The contest yielded some 500 submissions of fans lip-syncing and booty-shaking in extremis that were spliced together by a professional editor to create a single video. Posted at Yahoo.com’s music portal in March 2006, it quickly became the site’s most popular clip. When it did drop out of the No. 1 slot several weeks later, it was second only to Shakira’s own video for the same song. The pair of “Hips” were eventually streamed more than 50 million times, making “Hips Don’t Lie” easily the Nielsen BDS most-streamed video of the year, just about tripling the number generated by second-place finisher Beyoncé’s “Check on It.” Shakira’s song went on to become a No. 1 hit in 20 countries, selling 1.7 million copies. And as an unintended result, “Hips Don’t Lie (Fans-Only Version)” seems to have sparked a brave new era of fan-artist interconnectivity.
Now, a slew of similar contests is allowing pop enthusiasts to create content for videos, dictate tour itineraries, name artists’ albums and even perform on stage with the likes of Justin Timberlake, as one contest winner did live during this year’s Grammy Awards broadcast.
According to Craig Marks, editor in chief of Blender magazine, the viewer-decided outcome of “American Idol” turned the key to an era of plugged-in fan empowerment. Meanwhile, fans have grown desensitized to record labels’ traditional promotional efforts while embracing the “choose your own adventure”-style entertainment of YouTube.
“Everyone feels it’s their discovery. It’s their domain,” Marks said. “It’s not coming from the culture czars on high — it’s from the people.”
At this MySpace-obsessed moment in culture, the contest gambit provides a cost-effective, buzz-generating alternative to big-budget music videos or costly print-ad runs. Moreover, the contests virally generate publicity and result in virtual “communities” by getting music aficionados to communicate with one another in ways that yesteryear’s fan clubs could never dream of.

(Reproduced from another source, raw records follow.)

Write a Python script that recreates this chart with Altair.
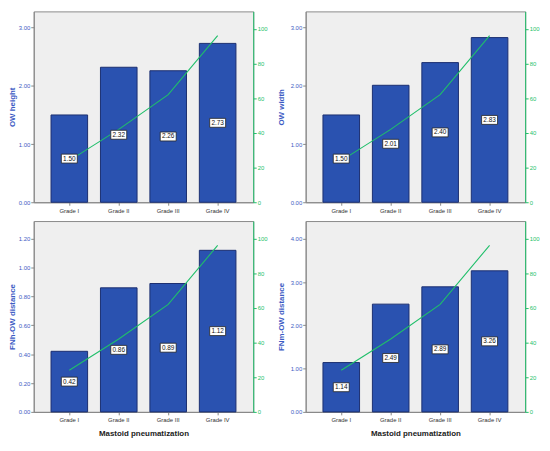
import altair as alt
import pandas as pd

grades = ["Grade I", "Grade II", "Grade III", "Grade IV"]
ow_height = [1.50, 2.32, 2.26, 2.73]
ow_width = [1.50, 2.01, 2.40, 2.83]
fnh_ow = [0.42, 0.86, 0.89, 1.12]
fnm_ow = [1.14, 2.49, 2.89, 3.26]
cum_pct = [24, 42, 62, 96]

BAR = "#2a52b0"
BAR_STROKE = "#1b2f70"
BLUE_TXT = "#3d5cc4"
GREEN = "#1fbf6a"
FONT = "Liberation Sans"

def panel(values, title, dmax, ticks, fmt, bottom, left_ext, tpad, h):
    df = pd.DataFrame({"grade": grades, "value": values, "half": [v / 2 for v in values],
                       "label": [f"{v:.2f}" for v in values], "pct": cum_pct})
    xaxis = alt.Axis(title="Mastoid pneumatization" if bottom else None, labelAngle=0,
                     labelFont=FONT, labelFontSize=6, labelColor="#333333",
                     titleFont=FONT, titleFontSize=8, titleFontWeight="bold", titleColor="#222222",
                     domainColor="#888888", tickColor="#888888", tickSize=3, labelPadding=2,
                     titlePadding=5, minExtent=13, maxExtent=13)
    x = alt.X("grade:N", sort=grades, axis=xaxis,
              scale=alt.Scale(paddingInner=0.26, paddingOuter=0.35))
    yscale = alt.Scale(domain=[0, dmax], nice=False, zero=True)
    yaxis = alt.Axis(title=title, values=ticks, format=fmt, grid=False,
                     labelFont=FONT, labelFontSize=6, labelColor=BLUE_TXT,
                     titleFont=FONT, titleFontSize=8, titleFontWeight="bold", titleColor=BLUE_TXT,
                     domainColor="#888888", tickColor="#888888", tickSize=3, labelPadding=1,
                     titlePadding=tpad, minExtent=left_ext, maxExtent=left_ext)
    bars = alt.Chart(df).mark_bar(color=BAR, stroke=BAR_STROKE, strokeWidth=1).encode(
        x=x, y=alt.Y("value:Q", scale=yscale, axis=yaxis))
    line = alt.Chart(df).mark_line(color=GREEN, strokeWidth=1.1).encode(
        x=x, y=alt.Y("pct:Q", scale=alt.Scale(domain=[0, 110], nice=False),
                     axis=alt.Axis(title=None, orient="right", values=[0, 20, 40, 60, 80, 100],
                                   grid=False, labelFont=FONT, labelFontSize=6, labelColor=GREEN,
                                   domainColor=GREEN, tickColor=GREEN, tickSize=3, labelPadding=1,
                                   minExtent=16, maxExtent=16)))
    boxes = alt.Chart(df).mark_point(
        shape="M-1,-0.56L1,-0.56L1,0.56L-1,0.56Z", size=260, filled=True,
        fill="white", stroke="#222222", strokeWidth=0.8, opacity=1).encode(
        x=x, y=alt.Y("half:Q", scale=yscale, axis=None))
    texts = alt.Chart(df).mark_text(font=FONT, fontSize=6.5, color="#111111").encode(
        x=x, y=alt.Y("half:Q", scale=yscale, axis=None), text="label:N")
    return alt.layer(bars, line, boxes, texts).resolve_scale(y="independent").properties(
        width=222, height=h)

p1 = panel(ow_height, "OW height", 3.28, [0, 1, 2, 3], ".2f", False, 16, 1, 193)
p2 = panel(ow_width, "OW width", 3.28, [0, 1, 2, 3], ".2f", False, 17, 3, 193)
p3 = panel(fnh_ow, "FNh-OW distance", 1.323, [0, 0.2, 0.4, 0.6, 0.8, 1.0, 1.2], ".2f", True, 16, 1, 193)
p4 = panel(fnm_ow, "FNm-OW distance", 4.41, [0, 1, 2, 3, 4], ".2f", True, 17, 3, 193)

chart = alt.vconcat(
    alt.hconcat(p1, p2, spacing=7),
    alt.hconcat(p3, p4, spacing=7),
    spacing=4,
).properties(padding=0, background="white").configure_view(
    fill="#efefef", stroke="#8a8a8a", strokeWidth=1
)

chart.save("out.html", embed_options={"renderer": "svg", "actions": False})
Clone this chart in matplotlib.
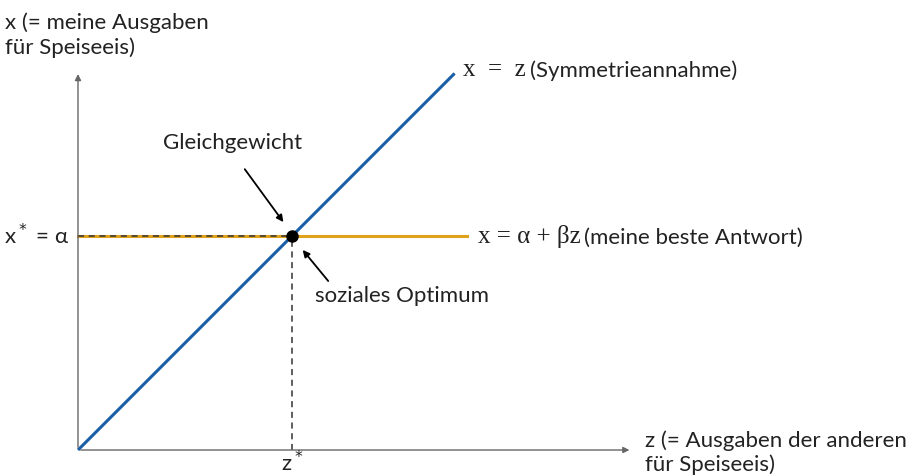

It’s an equation that the labels can’t help but love — fans pump in labor, attention and enthusiasm, and artists reap sales. And at least at this point in the cycle, when we’ve yet to see any significant contest backlash, scandal or cynicism, many fans seem energized by the proliferating attempts to pull them into the marketing loop. For Epic’s senior vice president of marketing Lee Stimmel, who was one of the minds behind “Hips Don’t Lie (Fans-Only Version),” enabling Shakira’s music to galvanize a worshipful fan populace meant more than the song’s pop-chart ranking or radio airplay.
“It’s very hard in the media matrix world that we live in to see how a song actually resonates with a fan base and makes that fan base grow,” Stimmel said. “We showed that it can virally and organically grow. That’s something you can’t necessarily buy with traditional media. That one-to-one relationship with customers became the most powerful part of the promotion.”